Why Gao's lab is pushing into robot functionality
The founder-style story here is a research trajectory rather than a company launch. Gao's lab has been built around 3D representations and generative world models, with Gao writing on his homepage that he is interested in controllable, consistent, interpretable, and scalable world models for realistic interactions with humans and autonomous agents. AFUN pushes that agenda from generating or understanding 3D scenes toward acting inside them.
Wang's background also fits the pivot. His homepage describes an interest in perception and understanding, embodied AI, and world models, with a belief that data-driven computer vision and graphics can bridge the virtual and physical worlds. AFUN is a concrete version of that thesis: use perception and 3D structure to make the function of an object legible enough for a robot to act.
The unresolved question is whether AFUN's affordance layer can survive the messiness of deployment outside curated experiments. Household and warehouse manipulation tasks are filled with occlusions, deformable objects, damaged handles, unfamiliar tools, bad lighting, and tasks where the right interaction depends on force as much as geometry. AFUN's current public materials emphasize RGB-D observations, language commands, segmentation masks, and 3D motion curves. They do not establish that this alone is sufficient for force-sensitive or failure-prone manipulation.
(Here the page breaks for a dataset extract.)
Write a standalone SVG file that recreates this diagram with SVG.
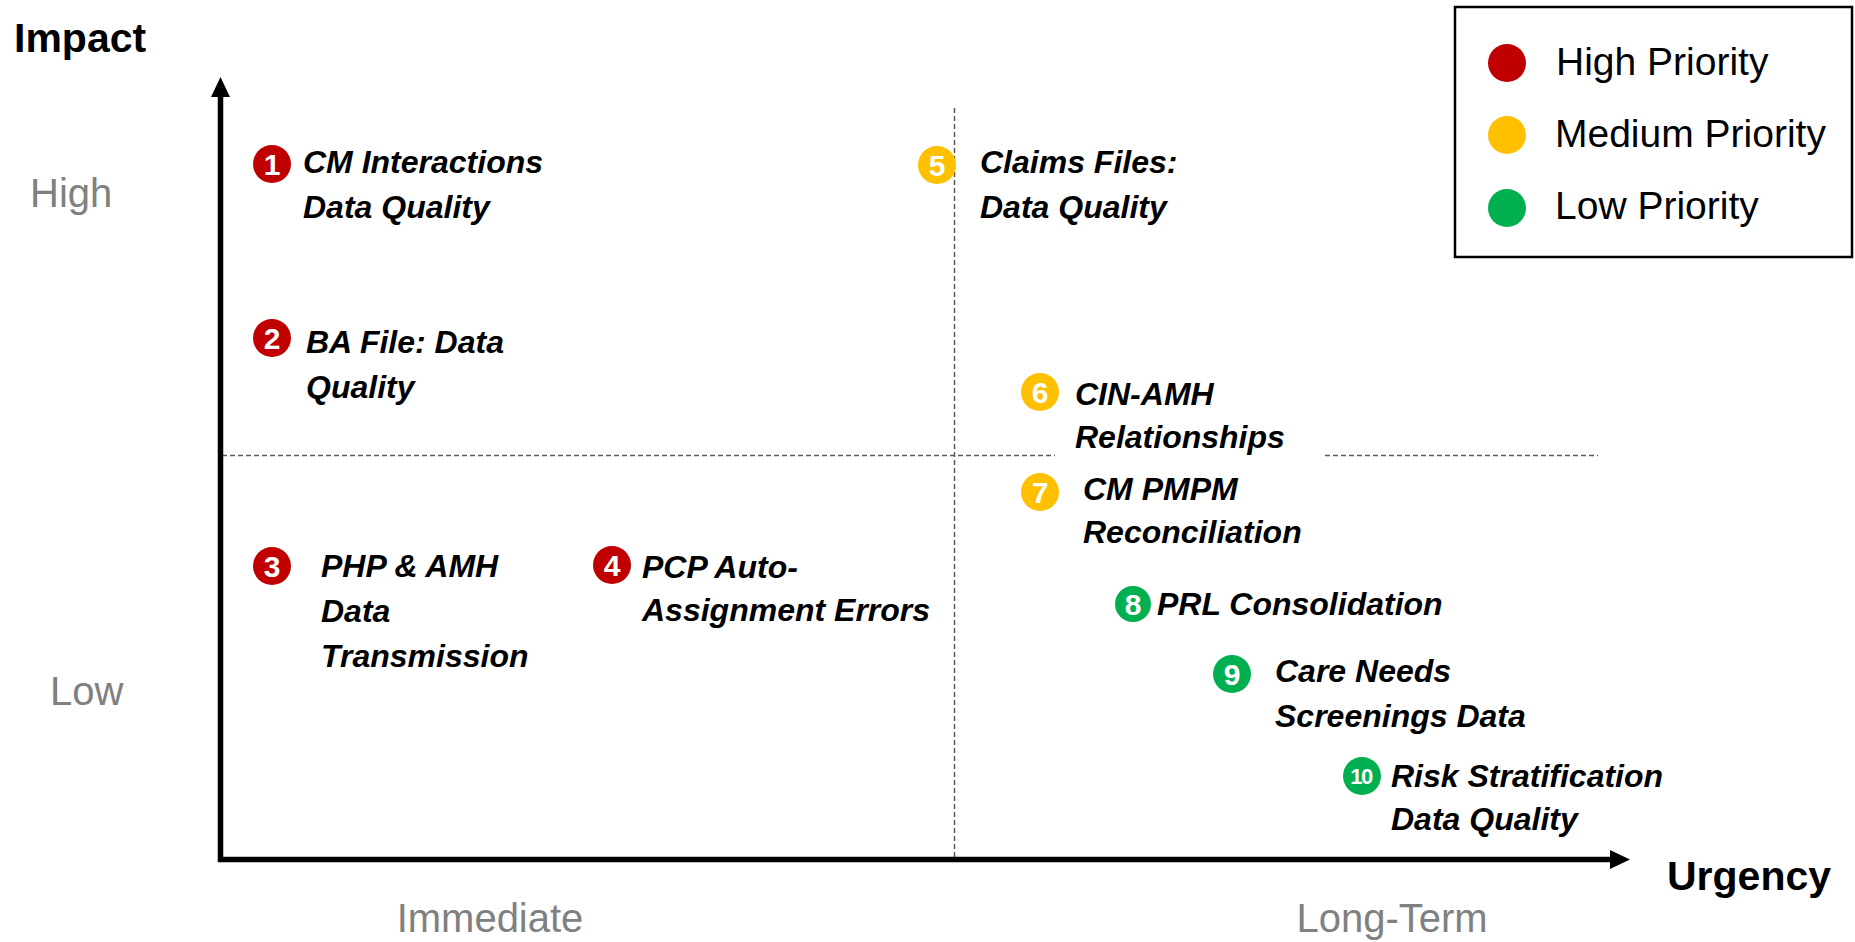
<svg xmlns="http://www.w3.org/2000/svg" width="1855" height="942" viewBox="0 0 1855 942">
  <style>
    .axis { stroke: #000; stroke-width: 5.5; fill: none; }
    .grid { stroke: #595959; stroke-width: 1.5; stroke-dasharray: 5 3; fill: none; }
    .title { font-family: "Liberation Sans", Arial, sans-serif; font-weight: bold; font-size: 41px; fill: #000; }
    .level { font-family: "Liberation Sans", Arial, sans-serif; font-size: 40px; fill: #808080; }
    .label { font-family: "Liberation Sans", Arial, sans-serif; font-weight: bold; font-style: italic; font-size: 32px; fill: #000; }
    .num { font-family: "Liberation Sans", Arial, sans-serif; font-weight: bold; font-size: 30px; fill: #fff; text-anchor: middle; }
    .num10 { font-size: 22px; letter-spacing: -1.5px; }
    .legend-text { font-family: "Liberation Sans", Arial, sans-serif; font-size: 39px; fill: #000; }
    .high { fill: #C00000; }
    .medium { fill: #FFC000; }
    .low { fill: #00B050; }
  </style>
  <defs>
    <marker id="arrow" markerUnits="userSpaceOnUse" markerWidth="21" markerHeight="19" refX="0" refY="9.5" orient="auto" viewBox="0 0 21 19">
      <path d="M0,0 L20,9.5 L0,19 z" fill="#000"/>
    </marker>
  </defs>

  <rect width="1855" height="942" fill="#fff"/>

  <!-- quadrant guides -->
  <g id="grid">
    <line class="grid" x1="954.5" y1="108" x2="954.5" y2="857"/>
    <line class="grid" x1="222" y1="455.5" x2="1055" y2="455.5"/>
    <line class="grid" x1="1325" y1="455.5" x2="1598" y2="455.5"/>
  </g>

  <!-- axes -->
  <g id="connectors">
    <line class="axis" x1="220.5" y1="862" x2="220.5" y2="97" marker-end="url(#arrow)"/>
    <line class="axis" x1="218" y1="859.5" x2="1610" y2="859.5" marker-end="url(#arrow)"/>
  </g>

  <!-- axis titles and levels -->
  <g id="axis-labels">
    <text class="title" x="14" y="52">Impact</text>
    <text class="title" x="1667" y="890">Urgency</text>
    <text class="level" x="30" y="207">High</text>
    <text class="level" x="50" y="705">Low</text>
    <text class="level" x="490" y="932" text-anchor="middle">Immediate</text>
    <text class="level" x="1392" y="932" text-anchor="middle">Long-Term</text>
  </g>

  <!-- items -->
  <g id="item-1">
    <circle class="high" cx="272" cy="164" r="19"/>
    <text class="num" x="272" y="174.5">1</text>
    <text class="label"><tspan x="303" y="173">CM Interactions</tspan><tspan x="303" y="218">Data Quality</tspan></text>
  </g>
  <g id="item-2">
    <circle class="high" cx="272" cy="338" r="19"/>
    <text class="num" x="272" y="348.5">2</text>
    <text class="label"><tspan x="306" y="353">BA File: Data</tspan><tspan x="306" y="398">Quality</tspan></text>
  </g>
  <g id="item-3">
    <circle class="high" cx="272" cy="566" r="19"/>
    <text class="num" x="272" y="576.5">3</text>
    <text class="label"><tspan x="321" y="577">PHP &amp; AMH</tspan><tspan x="321" y="622">Data</tspan><tspan x="321" y="667">Transmission</tspan></text>
  </g>
  <g id="item-4">
    <circle class="high" cx="612" cy="565" r="19"/>
    <text class="num" x="612" y="575.5">4</text>
    <text class="label"><tspan x="642" y="578">PCP Auto-</tspan><tspan x="642" y="621">Assignment Errors</tspan></text>
  </g>
  <g id="item-5">
    <circle class="medium" cx="937" cy="165" r="19"/>
    <text class="num" x="937" y="175.5">5</text>
    <text class="label"><tspan x="980" y="173">Claims Files:</tspan><tspan x="980" y="218">Data Quality</tspan></text>
  </g>
  <g id="item-6">
    <circle class="medium" cx="1040" cy="392" r="19"/>
    <text class="num" x="1040" y="402.5">6</text>
    <text class="label"><tspan x="1075" y="405">CIN-AMH</tspan><tspan x="1075" y="448">Relationships</tspan></text>
  </g>
  <g id="item-7">
    <circle class="medium" cx="1040" cy="492" r="19"/>
    <text class="num" x="1040" y="502.5">7</text>
    <text class="label"><tspan x="1083" y="500">CM PMPM</tspan><tspan x="1083" y="543">Reconciliation</tspan></text>
  </g>
  <g id="item-8">
    <circle class="low" cx="1133" cy="604" r="18"/>
    <text class="num" x="1133" y="614.5">8</text>
    <text class="label" x="1157" y="615">PRL Consolidation</text>
  </g>
  <g id="item-9">
    <circle class="low" cx="1232" cy="674" r="19"/>
    <text class="num" x="1232" y="684.5">9</text>
    <text class="label"><tspan x="1275" y="682">Care Needs</tspan><tspan x="1275" y="727">Screenings Data</tspan></text>
  </g>
  <g id="item-10">
    <circle class="low" cx="1362" cy="776" r="19"/>
    <text class="num num10" x="1361" y="784">10</text>
    <text class="label"><tspan x="1391" y="787">Risk Stratification</tspan><tspan x="1391" y="830">Data Quality</tspan></text>
  </g>

  <!-- legend -->
  <g id="legend">
    <rect x="1455" y="7" width="397" height="250" fill="#fff" stroke="#000" stroke-width="2.5"/>
    <circle class="high" cx="1507" cy="63" r="19"/>
    <text class="legend-text" x="1556" y="75">High Priority</text>
    <circle class="medium" cx="1507" cy="135" r="19"/>
    <text class="legend-text" x="1555" y="147">Medium Priority</text>
    <circle class="low" cx="1507" cy="208" r="19"/>
    <text class="legend-text" x="1555" y="219">Low Priority</text>
  </g>
</svg>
Still, the release lands on a real fault line in robotics. End-to-end robot policies promise simplicity but can be hard to interpret, debug, and transfer. Classical pipelines are more transparent but often brittle. AFUN sits between those poles: it uses foundation-model components and large-scale data, but exposes an intermediate representation that a robot planner can inspect. If the remaining code and data ship, the field will be able to test whether that middle layer is a durable primitive or another promising preprint result that narrows under real-world contact.